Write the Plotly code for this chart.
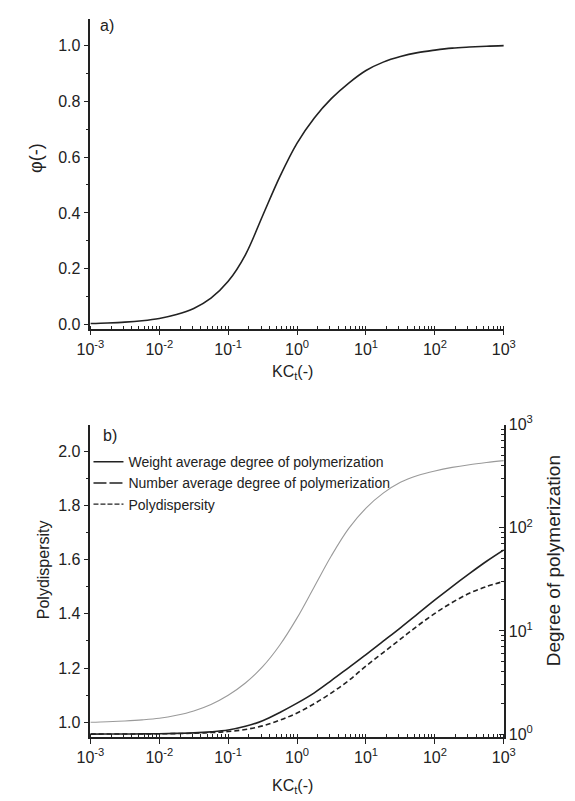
import plotly.graph_objects as go

# ---------------- data ----------------
# common KC_t grid (quarter decades from 1e-3 to 1e3)
kc = [0.001, 0.001778, 0.003162, 0.005623, 0.01, 0.01778, 0.03162, 0.05623,
      0.1, 0.1778, 0.3162, 0.5623, 1.0, 1.778, 3.162, 5.623,
      10.0, 17.78, 31.62, 56.23, 100.0, 177.8, 316.2, 562.3, 1000.0]

# panel a: phi(-)
phi = [0.004, 0.006, 0.009, 0.014, 0.022, 0.036, 0.058, 0.095,
       0.155, 0.25, 0.39, 0.53, 0.65, 0.74, 0.81, 0.865,
       0.91, 0.94, 0.96, 0.974, 0.983, 0.99, 0.994, 0.997, 0.999]

# panel b: polydispersity (left axis)
polydisp = [1.0, 1.002, 1.005, 1.009, 1.015, 1.026, 1.042, 1.066,
            1.10, 1.145, 1.205, 1.285, 1.385, 1.50, 1.615, 1.715,
            1.79, 1.845, 1.885, 1.91, 1.927, 1.94, 1.95, 1.958, 1.965]

# panel b: degrees of polymerization (right log axis)
weight_avg = [1.0, 1.001, 1.002, 1.004, 1.009, 1.017, 1.028, 1.052,
              1.096, 1.189, 1.349, 1.622, 1.995, 2.512, 3.311, 4.416,
              5.888, 7.943, 10.72, 14.62, 19.95, 26.92, 35.89, 47.32, 60.95]
number_avg = [1.0, 1.001, 1.002, 1.005, 1.007, 1.012, 1.019, 1.035,
              1.059, 1.109, 1.202, 1.365, 1.603, 1.972, 2.512, 3.311,
              4.571, 6.166, 8.318, 11.22, 14.79, 18.84, 23.17, 26.92, 30.2]

legend_names = ["Weight average degree of polymerization",
                "Number average degree of polymerization",
                "Polydispersity"]
legend_dashes = ["solid", "13px,3px", "5px,2px"]

x_tickvals = [0.001, 0.01, 0.1, 1, 10, 100, 1000]
x_ticktext = ["10<sup>-3</sup>", "10<sup>-2</sup>", "10<sup>-1</sup>", "10<sup>0</sup>",
              "10<sup>1</sup>", "10<sup>2</sup>", "10<sup>3</sup>"]
dp_tickvals = [1, 10, 100, 1000]
dp_ticktext = ["10<sup>0</sup>", "10<sup>1</sup>", "10<sup>2</sup>", "10<sup>3</sup>"]
phi_ticks = [0.0, 0.2, 0.4, 0.6, 0.8, 1.0]
pd_ticks = [1.0, 1.2, 1.4, 1.6, 1.8, 2.0]

# ---------------- figure ----------------
W, H = 575, 801
FONT = "Liberation Sans, Arial, sans-serif"
INK = "#222222"

fig = go.Figure()

fig.add_trace(go.Scatter(x=kc, y=phi, mode="lines", line=dict(color="#222", width=1.6, shape="spline"),
                         xaxis="x", yaxis="y", showlegend=False))

fig.add_trace(go.Scatter(x=kc, y=polydisp, mode="lines", line=dict(color="#9a9a9a", width=1.1, shape="spline"),
                         xaxis="x2", yaxis="y2", showlegend=False))
fig.add_trace(go.Scatter(x=kc, y=weight_avg, mode="lines", line=dict(color="#222", width=1.6, shape="spline"),
                         xaxis="x2", yaxis="y3", showlegend=False))
fig.add_trace(go.Scatter(x=kc, y=number_avg, mode="lines",
                         line=dict(color="#222", width=1.6, dash="5px,3px", shape="spline"),
                         xaxis="x2", yaxis="y3", showlegend=False))

for name, dash in zip(legend_names, legend_dashes):
    fig.add_trace(go.Scatter(x=[None], y=[None], mode="lines", name=name,
                             line=dict(color="#222", width=1.4, dash=dash),
                             xaxis="x2", yaxis="y2", showlegend=True))

xdom = [80 / W, 513 / W]
ydom_a = [1 - 324 / H, 1 - 8 / H]
ydom_b = [1 - 741 / H, 1 - 422 / H]

axis_common = dict(showgrid=False, zeroline=False, showline=True, linecolor=INK, linewidth=1.6,
                   tickcolor=INK, tickwidth=1.3, tickfont=dict(family=FONT, size=16, color=INK))

logx = dict(type="log", range=[-3, 3], tickmode="array", tickvals=x_tickvals, ticktext=x_ticktext,
            ticks="outside", ticklen=5,
            minor=dict(tickmode="linear", dtick="D1", ticks="inside", ticklen=3, tickcolor=INK,
                       tickwidth=1, showgrid=False),
            **axis_common)

fig.update_layout(
    width=W, height=H, margin=dict(l=0, r=0, t=0, b=0),
    paper_bgcolor="white", plot_bgcolor="white",
    font=dict(family=FONT, color=INK),
    xaxis=dict(domain=xdom, anchor="y", **logx),
    yaxis=dict(domain=ydom_a, anchor="x", range=[-0.014, 1.095], tickmode="array",
               tickvals=phi_ticks, tickformat=".1f", ticks="outside", ticklen=5,
               minor=dict(tickmode="linear", dtick=0.1, tick0=0, ticks="outside", ticklen=3,
                          tickcolor=INK, tickwidth=1),
               **axis_common),
    xaxis2=dict(domain=xdom, anchor="y2", **logx),
    yaxis2=dict(domain=ydom_b, anchor="x2", range=[0.945, 2.098], tickmode="array",
                tickvals=pd_ticks, tickformat=".1f", ticks="outside", ticklen=5,
                minor=dict(tickmode="linear", dtick=0.1, tick0=0, ticks="outside", ticklen=3,
                           tickcolor=INK, tickwidth=1),
                **axis_common),
    yaxis3=dict(domain=ydom_b, anchor="x2", overlaying="y2", side="right", type="log",
                range=[-0.03, 3.0], tickmode="array", tickvals=dp_tickvals, ticktext=dp_ticktext,
                ticks="inside", ticklen=5,
                minor=dict(tickmode="linear", dtick="D1", ticks="inside", ticklen=3, tickcolor=INK,
                           tickwidth=1),
                **axis_common),
    legend=dict(x=78 / W, y=1 - 444 / H, xanchor="left", yanchor="top", bgcolor="rgba(0,0,0,0)",
                font=dict(family=FONT, size=14, color=INK), itemwidth=30, tracegroupgap=0),
)

def note(text, x, y, size, angle=0):
    fig.add_annotation(text=text, x=x / W, y=1 - y / H, xref="paper", yref="paper", showarrow=False,
                       textangle=angle, xanchor="center", yanchor="middle",
                       font=dict(family=FONT, size=size, color=INK))

note("a)", 97, 15, 16)
note("b)", 101, 433, 16)
note("φ(-)", 23, 150, 18, -90)
note("KC<sub>t</sub>(-)", 292, 369, 16)
note("KC<sub>t</sub>(-)", 292, 791, 16)
note("Polydispersity", 31, 570, 16, -90)
note("Degree of polymerization", 565, 561, 19, -90)

fig.write_html("out.html")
####################
◆ **THE PROBLEM**
Copy nothing but the lines from the first one in the listing through the line with "10.0, 17.78, 31.62, 56.23, 100.0, 177.8, 316.2, 562.3, 1000.0]", and omit the pictures.

◆ **COMPLETE OUTPUT**
Write the Plotly code for this chart.
import plotly.graph_objects as go

# ---------------- data ----------------
# common KC_t grid (quarter decades from 1e-3 to 1e3)
kc = [0.001, 0.001778, 0.003162, 0.005623, 0.01, 0.01778, 0.03162, 0.05623,
      0.1, 0.1778, 0.3162, 0.5623, 1.0, 1.778, 3.162, 5.623,
      10.0, 17.78, 31.62, 56.23, 100.0, 177.8, 316.2, 562.3, 1000.0]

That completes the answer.